Input:
══════════
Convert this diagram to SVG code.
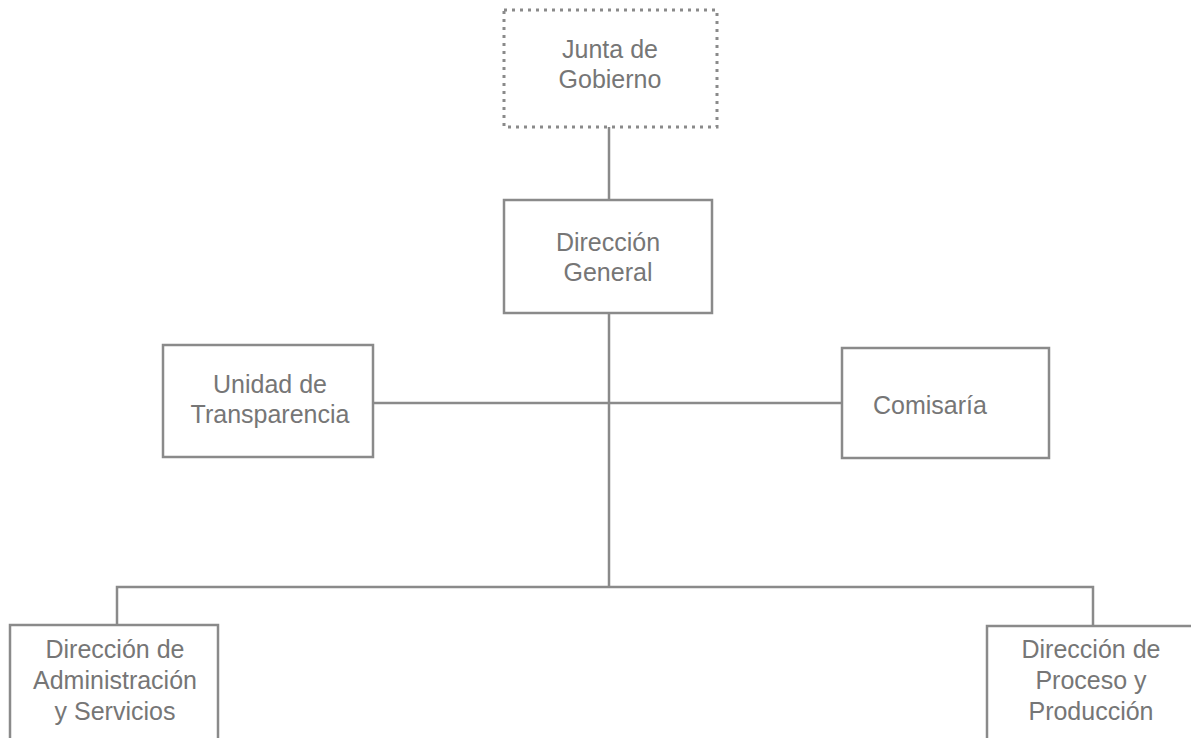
══════════
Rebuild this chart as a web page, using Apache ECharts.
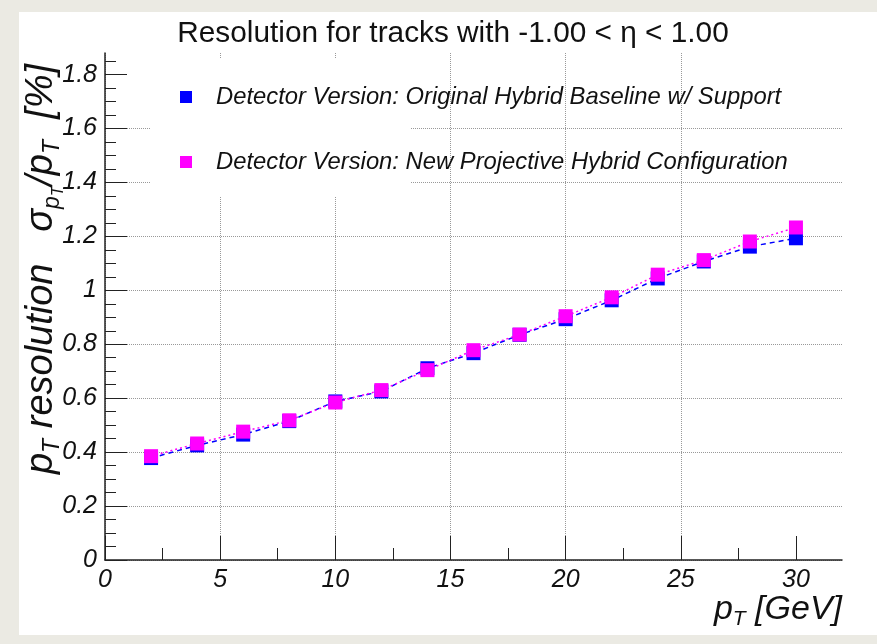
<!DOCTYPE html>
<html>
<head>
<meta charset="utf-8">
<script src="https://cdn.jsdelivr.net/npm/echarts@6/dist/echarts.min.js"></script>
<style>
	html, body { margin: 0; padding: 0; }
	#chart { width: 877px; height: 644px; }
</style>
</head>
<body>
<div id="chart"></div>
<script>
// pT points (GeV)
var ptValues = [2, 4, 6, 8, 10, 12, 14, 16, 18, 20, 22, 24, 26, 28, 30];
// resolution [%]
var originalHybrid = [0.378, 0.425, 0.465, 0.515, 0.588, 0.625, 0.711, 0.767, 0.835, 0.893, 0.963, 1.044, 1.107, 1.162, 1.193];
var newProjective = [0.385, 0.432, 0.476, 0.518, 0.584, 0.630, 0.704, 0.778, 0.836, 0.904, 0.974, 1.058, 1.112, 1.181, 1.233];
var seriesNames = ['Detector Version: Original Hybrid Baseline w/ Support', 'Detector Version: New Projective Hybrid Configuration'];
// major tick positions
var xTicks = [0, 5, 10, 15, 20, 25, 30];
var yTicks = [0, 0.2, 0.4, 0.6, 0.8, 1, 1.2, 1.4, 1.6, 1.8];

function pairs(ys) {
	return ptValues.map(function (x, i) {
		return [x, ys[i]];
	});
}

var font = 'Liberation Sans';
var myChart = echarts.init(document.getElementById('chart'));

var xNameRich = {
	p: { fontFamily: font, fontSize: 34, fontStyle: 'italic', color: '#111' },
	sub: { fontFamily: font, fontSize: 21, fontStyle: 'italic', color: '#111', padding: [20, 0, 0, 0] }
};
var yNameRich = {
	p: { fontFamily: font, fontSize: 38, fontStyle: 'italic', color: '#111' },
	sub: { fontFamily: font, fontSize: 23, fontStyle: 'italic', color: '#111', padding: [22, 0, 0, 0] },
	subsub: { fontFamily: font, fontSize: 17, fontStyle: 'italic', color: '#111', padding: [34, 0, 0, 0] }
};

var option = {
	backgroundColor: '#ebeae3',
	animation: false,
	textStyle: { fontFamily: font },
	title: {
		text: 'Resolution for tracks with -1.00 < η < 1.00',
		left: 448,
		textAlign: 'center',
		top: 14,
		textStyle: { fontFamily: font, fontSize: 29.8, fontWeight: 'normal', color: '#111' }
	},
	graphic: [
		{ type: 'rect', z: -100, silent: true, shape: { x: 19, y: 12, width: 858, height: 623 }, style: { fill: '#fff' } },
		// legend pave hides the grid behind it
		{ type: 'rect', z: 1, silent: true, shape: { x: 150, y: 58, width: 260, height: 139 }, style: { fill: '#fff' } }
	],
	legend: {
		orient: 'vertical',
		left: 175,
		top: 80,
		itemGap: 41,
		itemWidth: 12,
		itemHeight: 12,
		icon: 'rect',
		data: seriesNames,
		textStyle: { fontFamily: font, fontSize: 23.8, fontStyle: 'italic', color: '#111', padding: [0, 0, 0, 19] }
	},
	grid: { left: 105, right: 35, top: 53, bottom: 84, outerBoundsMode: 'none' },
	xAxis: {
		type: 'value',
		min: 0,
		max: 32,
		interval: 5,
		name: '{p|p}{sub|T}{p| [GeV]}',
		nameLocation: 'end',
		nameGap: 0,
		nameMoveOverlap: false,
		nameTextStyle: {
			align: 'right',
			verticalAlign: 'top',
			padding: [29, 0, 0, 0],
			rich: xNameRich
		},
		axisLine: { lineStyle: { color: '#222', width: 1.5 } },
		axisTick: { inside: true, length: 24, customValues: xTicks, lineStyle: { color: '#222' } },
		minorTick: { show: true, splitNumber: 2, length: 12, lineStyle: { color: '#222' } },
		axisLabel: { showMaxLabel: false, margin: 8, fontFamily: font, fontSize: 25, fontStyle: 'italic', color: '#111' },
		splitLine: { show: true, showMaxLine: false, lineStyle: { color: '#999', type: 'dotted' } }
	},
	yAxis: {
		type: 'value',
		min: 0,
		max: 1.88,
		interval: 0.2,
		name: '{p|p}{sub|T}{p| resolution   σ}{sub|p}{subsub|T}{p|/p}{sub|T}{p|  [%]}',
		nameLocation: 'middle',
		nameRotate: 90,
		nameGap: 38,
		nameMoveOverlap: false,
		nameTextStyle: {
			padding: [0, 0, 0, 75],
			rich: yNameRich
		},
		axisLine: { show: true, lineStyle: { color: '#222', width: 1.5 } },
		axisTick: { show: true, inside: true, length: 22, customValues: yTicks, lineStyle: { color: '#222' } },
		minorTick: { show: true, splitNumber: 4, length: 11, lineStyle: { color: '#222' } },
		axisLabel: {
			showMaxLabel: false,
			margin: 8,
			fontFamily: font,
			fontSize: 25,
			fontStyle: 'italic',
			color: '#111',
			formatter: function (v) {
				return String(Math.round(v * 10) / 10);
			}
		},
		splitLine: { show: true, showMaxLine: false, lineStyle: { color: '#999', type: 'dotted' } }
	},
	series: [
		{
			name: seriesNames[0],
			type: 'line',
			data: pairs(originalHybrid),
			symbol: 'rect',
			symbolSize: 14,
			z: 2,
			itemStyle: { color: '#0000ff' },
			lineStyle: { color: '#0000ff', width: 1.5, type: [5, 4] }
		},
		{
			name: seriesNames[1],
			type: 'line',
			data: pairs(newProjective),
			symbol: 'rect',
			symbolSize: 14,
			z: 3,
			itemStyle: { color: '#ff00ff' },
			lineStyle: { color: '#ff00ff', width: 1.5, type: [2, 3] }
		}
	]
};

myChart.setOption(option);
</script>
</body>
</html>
══════════
Work instructions: Above are records with pictures. Reproduce exactly only the lines from the line with "Rebuild this chart" through the line with "var myChart = echarts.init(document.getElementById('chart'));", both ends included, and leave the pictures out.

Solution to this exercise:
Rebuild this chart as a web page, using Apache ECharts.
<!DOCTYPE html>
<html>
<head>
<meta charset="utf-8">
<script src="https://cdn.jsdelivr.net/npm/echarts@6/dist/echarts.min.js"></script>
<style>
	html, body { margin: 0; padding: 0; }
	#chart { width: 877px; height: 644px; }
</style>
</head>
<body>
<div id="chart"></div>
<script>
// pT points (GeV)
var ptValues = [2, 4, 6, 8, 10, 12, 14, 16, 18, 20, 22, 24, 26, 28, 30];
// resolution [%]
var originalHybrid = [0.378, 0.425, 0.465, 0.515, 0.588, 0.625, 0.711, 0.767, 0.835, 0.893, 0.963, 1.044, 1.107, 1.162, 1.193];
var newProjective = [0.385, 0.432, 0.476, 0.518, 0.584, 0.630, 0.704, 0.778, 0.836, 0.904, 0.974, 1.058, 1.112, 1.181, 1.233];
var seriesNames = ['Detector Version: Original Hybrid Baseline w/ Support', 'Detector Version: New Projective Hybrid Configuration'];
// major tick positions
var xTicks = [0, 5, 10, 15, 20, 25, 30];
var yTicks = [0, 0.2, 0.4, 0.6, 0.8, 1, 1.2, 1.4, 1.6, 1.8];

function pairs(ys) {
	return ptValues.map(function (x, i) {
		return [x, ys[i]];
	});
}

var font = 'Liberation Sans';
var myChart = echarts.init(document.getElementById('chart'));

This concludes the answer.